SAN FRANSISCO CA, USA - Uncertainty that AOL’s Netscape browser is dead ended yesterday, with the layoff of 50 Netscape employees, the official delegation of Mozilla development to a non-profit organization, and the removal of Netscape logos from corporate buildings. Few analysts are surprised, although some are disappointed.
“This is terrible,” said one analyst, fighting off tears. “Why didn’t people realize that just because Internet Explorer comes with their computers doesn’t mean it’s good!” This analyst’s question is valid, but not very hard to answer. Since AOL purchased Netscape in 1998, the open-source project they founded, Mozilla, has been producing the new version of Netscape for them so they could use it in their AOL Internet software instead of Explorer. Reportedly, however, Netscape users became impatient in the meantime. “They made us wait two years for Netscape 6,” complained one former Netscape user. “I mean, I can wait two years for something good. I waited two years for Mac OS X… but Netscape 6.0 blew chunks.”

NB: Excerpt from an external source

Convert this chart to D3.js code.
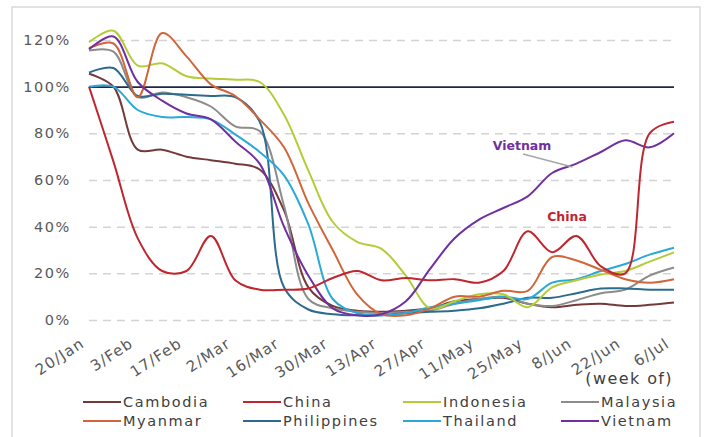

The quality of Netscape 6, however, wasn’t surprising. In 1998, AOL purchased Netscape Communications for 4.2 billion dollars, which in hindsight seems like a pretty good deal for Netscape. When this happened, the open-source foundation they started to make Netscape 6 decided to start from scratch. “Not only did they decide to start from scratch,” explained one expert, “they decided to make the most complicated and full-featured browser ever. So, wtf? Of course it sucked only two years later. They were working for free!” Not only was the software not ready, AOL added a lot of extra advertisements and add-ons, slowing it down further. To try and give this newly developing Netscape a chance, AOL pushed hard in a lawsuit against Microsoft, saying MS used unfair business practices to get dominance.
In May of this year, AOL disappointed the world when it came out that the conclusion of their lawsuit against Microsoft was that, rather than giving Netscape a fighting chance, Internet Explorer would be included in all their software, essentially making Netscape redundant. “Not that anyone wanted AOL’s software to be any better,” one analyst lamented, “people wanted even less for Microsoft to lose that one final reason to try and make IE better. Compared to the innovations that have come out of browsers like Mozilla, Safari, and Opera, Internet Explorer seems like a mouldy slab of swiss cheese, and all Microsoft is doing is occasionally plugging some of the holes with more cheese.”
The question is, what is the future of Netscape? There isn’t one, really. The brand will continue to exist, and you can still download Netscape 7.1 (which is just Mozilla 1.4 with extra advertisements and popup ad blocking turned off) but new versions of Netscape will be unlikely. Our personal technology expert had one final comment. “Although the software will still be developed and improved as Mozilla just like it always has, and there was nothing better about having Netscape instead of Mozilla anyway, Netscape was just so high profile. It’ll be sad to see that many more people using Explorer.”
The author of this article has used Mozilla at work and home, for Windows and Mac, for about a year now. Although it doesn’t suck, he still recommends Safari for Mac users, since it’s faster than a Porche 911 Turbo.